Take Legitimate Deductions

As a business owner or self-employed individual, you may be entitled to a number of business-related deductions that can help lower your overall tax liability. These include deductions for business miles driven, business equipment, office supplies and maintaining a home office, to name a few.

However, many owners hesitate to take these deductions for fear that they might increase the chance they’ll be audited.

NASE National Tax Advisor Hall refutes this kind of thinking: “If you qualify for a business deduction, you should absolutely take it. Why forgo a deduction you’re entitled to if you’re not trying to hide anything on your return?”

Tax attorney Block concurs: “You should take all valid deductions on your tax return if they are properly backed up with supporting documentation and records.”

These records should be kept for the entire statutory period, Lusby adds, which is generally three years from the filing date.

“However, the statute of limitations for fraud is indefinite, and it’s six years in certain cases of omission of gross income.”

What about the home office deduction?

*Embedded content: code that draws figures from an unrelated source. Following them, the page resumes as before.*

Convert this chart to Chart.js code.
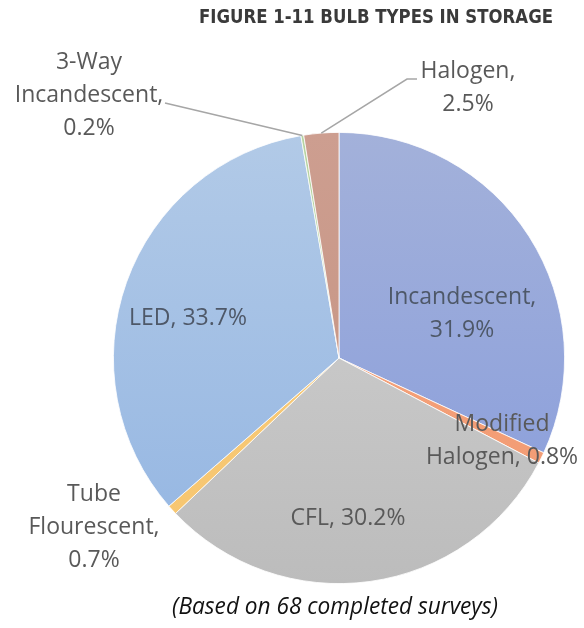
<!DOCTYPE html>
<html>
<head>
<meta charset="utf-8">
<script src="https://cdn.jsdelivr.net/npm/chart.js@4"></script>
<style>
  html, body { margin: 0; padding: 0; background: #fff; }
  #wrap { width: 584px; height: 628px; position: relative; }
</style>
</head>
<body>
<div id="wrap"><canvas id="pie"></canvas></div>
<script>
// data
const categories = ['Incandescent', 'Modified Halogen', 'CFL', 'Tube Flourescent', 'LED', '3-Way Incandescent', 'Halogen'];
const shares = [31.9, 0.8, 30.2, 0.7, 33.7, 0.2, 2.5];
const labelLines = [
  ['Incandescent,', '31.9%'],
  ['Modified', 'Halogen, 0.8%'],
  ['CFL, 30.2%'],
  ['Tube', 'Flourescent,', '0.7%'],
  ['LED, 33.7%'],
  ['3-Way', 'Incandescent,', '0.2%'],
  ['Halogen,', '2.5%']
];
const titleText = 'FIGURE 1-11 BULB TYPES IN STORAGE';
const noteText = '(Based on 68 completed surveys)';

// slice fills: top colour, bottom colour (Excel-style gradient)
const fillTop = ['#a3b1da', '#f4a57f', '#d3d3d3', '#f8cd7e', '#b2cae7', '#b7d4a2', '#cd9e90'];
const fillBottom = ['#879cdc', '#f29a72', '#bcbcbc', '#f6c56f', '#93b5e2', '#a9cb92', '#c4927f'];

// label placement relative to pie centre (px), leader line
const labelPos = [
  { dx: 123, dy: -44, color: '#4e5868' },
  { dx: 163, dy: 83, color: '#595959' },
  { dx: 9, dy: 160, color: '#595959' },
  { dx: -245, dy: 169, color: '#595959' },
  { dx: -151, dy: -40, color: '#4e5868' },
  { dx: -250, dy: -263, color: '#595959', leader: [[-174, -255]] },
  { dx: 129, dy: -270, color: '#595959', leader: [[68, -279], [78, -279]] }
];

const sliceFill = (ctx) => {
  const chart = ctx.chart;
  const area = chart.chartArea;
  if (!area) return fillTop[ctx.dataIndex];
  const g = chart.ctx.createLinearGradient(0, area.top, 0, area.bottom);
  g.addColorStop(0, fillTop[ctx.dataIndex]);
  g.addColorStop(1, fillBottom[ctx.dataIndex]);
  return g;
};

const labelPlugin = {
  id: 'sliceLabels',
  afterDatasetsDraw(chart) {
    const c = chart.ctx;
    const arcs = chart.getDatasetMeta(0).data;
    c.save();
    arcs.forEach((arc, i) => {
      const cx = arc.x, cy = arc.y;
      const p = labelPos[i];
      if (p.leader) {
        const mid = (arc.startAngle + arc.endAngle) / 2;
        c.beginPath();
        c.moveTo(cx + Math.cos(mid) * arc.outerRadius, cy + Math.sin(mid) * arc.outerRadius);
        p.leader.forEach(pt => c.lineTo(cx + pt[0], cy + pt[1]));
        c.strokeStyle = '#a6a6a6';
        c.lineWidth = 1.5;
        c.stroke();
      }
      const lines = labelLines[i];
      const lh = 33;
      c.font = '23px "Open Sans"';
      c.fillStyle = p.color;
      c.textAlign = 'center';
      c.textBaseline = 'middle';
      const y0 = cy + p.dy - (lines.length - 1) * lh / 2;
      lines.forEach((t, k) => c.fillText(t, cx + p.dx, y0 + k * lh));
    });
    c.restore();
  },
  afterDraw(chart) {
    const c = chart.ctx;
    c.save();
    c.fillStyle = '#3a3a3a';
    c.font = 'bold 20px "DejaVu Sans Condensed", "DejaVu Sans"';
    c.textAlign = 'right';
    c.textBaseline = 'middle';
    c.fillText(titleText, 553, 18, 354);
    c.fillStyle = '#111111';
    c.font = 'italic 23px "Open Sans"';
    c.textAlign = 'center';
    c.fillText(noteText, 335, 607, 326);
    c.restore();
  }
};

new Chart(document.getElementById('pie').getContext('2d'), {
  type: 'pie',
  data: {
    labels: categories,
    datasets: [{
      data: shares,
      backgroundColor: sliceFill,
      borderColor: '#ffffff',
      borderWidth: 0.8
    }]
  },
  options: {
    responsive: true,
    maintainAspectRatio: false,
    animation: false,
    layout: { padding: { top: 132, bottom: 44, left: 113, right: 19 } },
    plugins: {
      legend: { display: false },
      tooltip: { enabled: false }
    }
  },
  plugins: [labelPlugin]
});
</script>
</body>
</html>
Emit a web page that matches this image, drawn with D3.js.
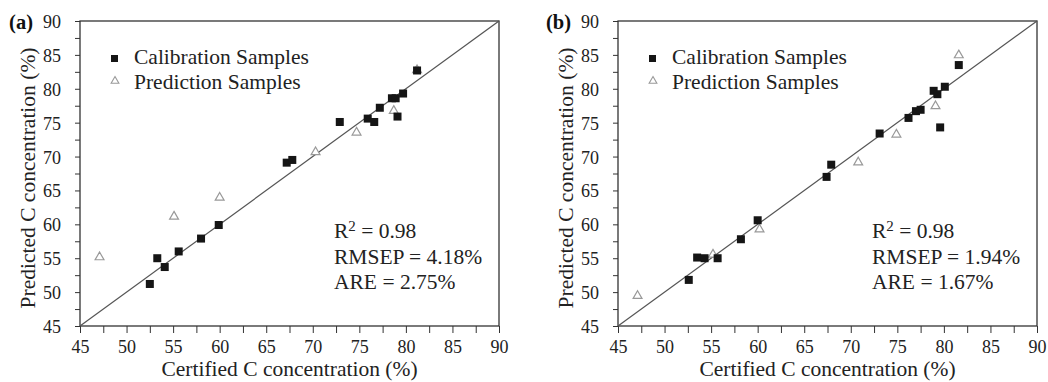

While many people believe that claiming this deduction increases the chance of being audited, Hall isn’t so sure.

“I don’t believe any one particular deduction raises a giant red flag with the IRS more than any other, with the possible exception of the earned income credit.”

Hall notes that the NASE has proposed that the IRS create a standard home office deduction that would greatly simplify the complex process of figuring the write-off amount.

“I believe this would be a tremendous benefit for self-employed individuals and small-business owners.”